Here’s what you’d need to figure out:
Key features required:
- Profile creation and photo uploads
- Swipe/matching mechanism
- Real-time messaging
- Geolocation and filters
- Payment processing for subscriptions
- Moderation and safety systems
- Push notifications
- Admin dashboard
Monetization planning: Don’t just copy Bumble’s pricing. Think about your specific users. What would they pay for? How much? Test different price points.
Regulatory and safety challenges: This is the part most founders underestimate. You need:
- Age verification systems
- Robust moderation (human + AI)
- Systems to prevent harassment and scams
- Data privacy compliance (GDPR, CCPA, etc.)
- Terms of service that actually protect you legally
The hard part isn’t building the app. It’s building the trust and the community. That takes time, money, and really thoughtful execution.
Want to Build a Dating or Social App Like Bumble?
Look, I’m not going to pretend this is easy. Building a successful social app takes serious planning especially around user experience, safety, and monetization.
If you’re thinking about building something in this space, here’s what you should be thinking through:
- What’s your actual differentiator? (And “like Bumble but for X” usually isn’t enough)
- How will you build trust and safety from day one?
- What’s your monetization strategy beyond “we’ll figure it out later”?
- How will you handle cold start problems (no users = no value = no users)?
The opportunity is definitely there. Dating and connection apps aren’t going anywhere. But you need to be smart about product strategy, user experience, and business model from the start.
If you want to talk through your idea or need help thinking through the product strategy, monetization, or UX hit me up. I love helping founders work through this stuff before they spend six months building something nobody wants.
Just don’t come to me with “it’s like Tinder but with dogs.” We’re better than that.
FAQs
Yes, Bumble is profitable, but with fluctuations.
Bumble has reported profitable quarters, mainly driven by subscription revenue from paying users.
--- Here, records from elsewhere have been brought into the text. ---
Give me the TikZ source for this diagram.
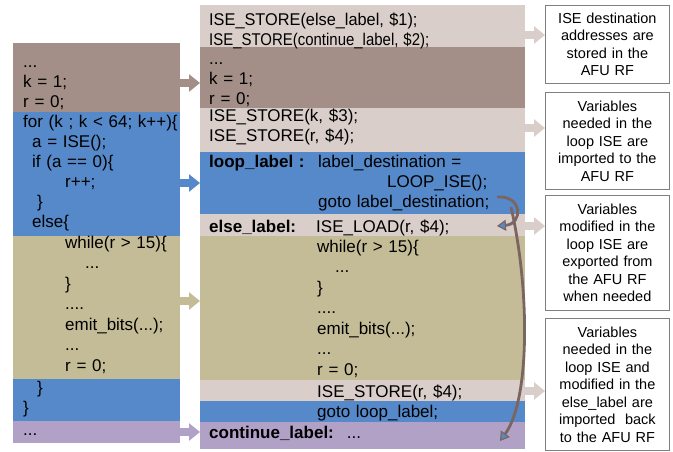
\documentclass[tikz,border=0pt]{standalone}
\usepackage{fontspec}
\setmainfont{Liberation Sans}
\usepackage{xcolor}
\usepackage{tikz}
\usetikzlibrary{arrows.meta}

\definecolor{cbrown}{HTML}{A38F87}
\definecolor{cblue}{HTML}{5589C9}
\definecolor{ctan}{HTML}{C4BC96}
\definecolor{clight}{HTML}{D9CEC9}
\definecolor{cpurple}{HTML}{B2A1C7}
\definecolor{cgrey}{HTML}{7F7F7F}
\definecolor{ccurve}{HTML}{7B6561}

\begin{document}
\begin{tikzpicture}[x=1pt, y=-1pt,
  band/.style={rectangle, anchor=north west, inner sep=0pt, minimum width=#1},
  code/.style={anchor=base west, inner sep=0pt, text width=300pt, align=left, font=\fontsize{17}{20}\selectfont},
  tancode/.style={code, font=\fontsize{17}{20.5}\selectfont},
  note/.style={rectangle, draw=cgrey, line width=0.8pt, anchor=north west, minimum width=124pt, text width=118pt, align=center, inner sep=0pt, font=\fontsize{14.5}{17.5}\selectfont},
  fat/.style={line width=8pt, -{Triangle[length=11pt, width=17pt]}},
  bendarrow/.style={draw=ccurve, line width=2.8pt, -{Triangle[length=9pt, width=11pt, fill=cblue, line width=1.2pt]}}]
\useasboundingbox (0, 0) rectangle (673, 451);

% original code
\node [band=167pt, fill=cbrown, minimum height=69pt] (L1) at (13, 43) {};
\node [band=167pt, fill=cblue, minimum height=124pt] (L2) at (13, 112) {};
\node [band=167pt, fill=ctan, minimum height=143pt] (L3) at (13, 236) {};
\node [band=167pt, fill=cblue, minimum height=42pt] (L4) at (13, 379) {};
\node [band=167pt, fill=cpurple, minimum height=22pt] (L5) at (13, 421) {};
\node [code] (L1t) at (23, 67) {...\\k = 1;\\r = 0;};
\node [code] (L2t) at (23, 127) {for (k ; k < 64; k++)\{\\\hspace*{9pt}a = ISE();\\\hspace*{9pt}if (a == 0)\{\\\hspace*{42pt}r++;\\\hspace*{14pt}\}\\\hspace*{9pt}else\{};
\node [tancode] (L3t) at (65, 248) {while(r > 15)\{\\\hspace*{20pt}...\\\}\\....\\emit\_bits(...);\\...\\r = 0;};
\node [code] (L4t) at (23, 393) {\hspace*{14pt}\}\\\}};
\node [code] (L5t) at (23, 435) {...};

% transformed code
\node [band=325pt, fill=clight, minimum height=42pt] (M1) at (200, 5) {};
\node [band=325pt, fill=cbrown, minimum height=61pt] (M2) at (200, 47) {};
\node [band=325pt, fill=clight, minimum height=44pt] (M3) at (200, 108) {};
\node [band=325pt, fill=cblue, minimum height=62pt] (M4) at (200, 152) {};
\node [band=325pt, fill=clight, minimum height=22pt] (M5) at (200, 214) {};
\node [band=325pt, fill=ctan, minimum height=144pt] (M6) at (200, 236) {};
\node [band=325pt, fill=clight, minimum height=21pt] (M7) at (200, 380) {};
\node [band=325pt, fill=cblue, minimum height=21pt] (M8) at (200, 401) {};
\node [band=325pt, fill=cpurple, minimum height=27pt] (M9) at (200, 422) {};
\node [code] (M1t) at (209, 25) {\scalebox{0.96}[1]{ISE\_STORE(else\_label, \$1);}\\\scalebox{0.88}[1]{ISE\_STORE(continue\_label, \$2);}};
\node [code] (M2t) at (209, 64) {...\\k = 1;\\r = 0;};
\node [code] (M3t) at (209, 121) {ISE\_STORE(k, \$3);\\ISE\_STORE(r, \$4);};
\node [code] (M4t) at (209, 167) {\makebox[109pt][l]{\bfseries loop\_label :}label\_destination =\\\hspace*{178pt}LOOP\_ISE();\\\hspace*{109pt}goto label\_destination;};
\node [code] (M5t) at (209, 232) {\makebox[107pt][l]{\bfseries else\_label:}ISE\_LOAD(r, \$4);};
\node [tancode] (M6t) at (317, 252) {while(r > 15)\{\\\hspace*{18pt}...\\\}\\....\\emit\_bits(...);\\...\\r = 0;};
\node [code] (M7t) at (317, 397) {ISE\_STORE(r, \$4);};
\node [code] (M8t) at (317, 417) {goto loop\_label;};
\node [code] (M9t) at (209, 438) {\textbf{continue\_label:}\hspace{13pt}...};

% notes
\node [note, minimum height=78pt] (B1) at (545, 5) {ISE destination\\addresses are\\stored in the\\AFU RF};
\node [note, minimum height=97pt] (B2) at (545, 92) {Variables\\needed in the\\loop ISE are\\imported to the\\AFU RF};
\node [note, minimum height=115pt] (B3) at (545, 195) {Variables\\modified in the\\loop ISE are\\exported from\\the AFU RF\\when needed};
\node [note, minimum height=132pt] (B4) at (545, 318) {Variables\\needed in the\\loop ISE and\\modified in the\\else\_label are\\imported\ \ back\\to the AFU RF};

\coordinate (yBrown) at (0, 83);
\coordinate (yLoop) at (0, 183);
\coordinate (yElse) at (0, 301);
\coordinate (yCont) at (0, 432);
\coordinate (yStoreA) at (0, 35);
\coordinate (yStoreB) at (0, 128);
\coordinate (yLoad) at (0, 226);
\coordinate (yStoreC) at (0, 391);

\draw [fat, draw=cbrown] (L1.east |- yBrown) -- (M2.west |- yBrown);
\draw [fat, draw=cblue] (L2.east |- yLoop) -- (M4.west |- yLoop);
\draw [fat, draw=ctan] (L3.east |- yElse) -- (M6.west |- yElse);
\draw [fat, draw=cpurple] (L5.east |- yCont) -- (M9.west |- yCont);
\draw [fat, draw=clight] (M1.east |- yStoreA) -- (B1.west |- yStoreA);
\draw [fat, draw=clight] (M3.east |- yStoreB) -- (B2.west |- yStoreB);
\draw [fat, draw=clight] (M5.east |- yLoad) -- (B3.west |- yLoad);
\draw [fat, draw=clight] (M7.east |- yStoreC) -- (B4.west |- yStoreC);

% jumps
\coordinate (gotoEnd) at (497, 197);
\coordinate (elseEnd) at (497, 226);
\coordinate (branch) at (511, 207);
\coordinate (contEnd) at (500, 441);
\draw [bendarrow] (gotoEnd) .. controls (523, 195) and (523, 224) .. (elseEnd);
\draw [bendarrow] (branch) .. controls (530, 290) and (530, 400) .. (contEnd);
\end{tikzpicture}
\end{document}
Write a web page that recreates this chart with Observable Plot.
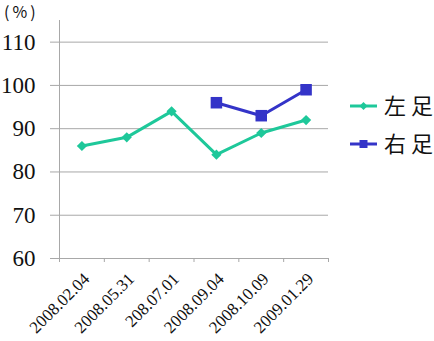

However, like most consumer internet platforms, profitability can vary due to marketing spend, product development costs, and global expansion. The core business itself is capable of generating profits once user acquisition costs are controlled.
The key difference is who starts the conversation.
On Bumble, women must make the first move after a match, which changes user behaviour and reduces unwanted messages. Bumble also positions itself as a relationship-first and safety-focused platform, while Tinder is more open-ended and casual. Additionally, Bumble offers BFF (friends) and Bizz (networking) modes, making it more than just a dating app.
Yes, Bumble is free to download and use.
Users can create profiles, swipe, match, and message for free. However, Bumble uses a freemium model, where advanced features like seeing who liked you, extending matches, and boosting visibility require paid plans or one-time purchases.
Bumble’s main revenue comes from paid subscriptions.
Most of its income is generated through Bumble Boost and Bumble Premium, which unlock advanced dating features. Additional revenue comes from in-app purchases like Spotlights and SuperSwipes. Advertising plays a very limited role compared to subscriptions.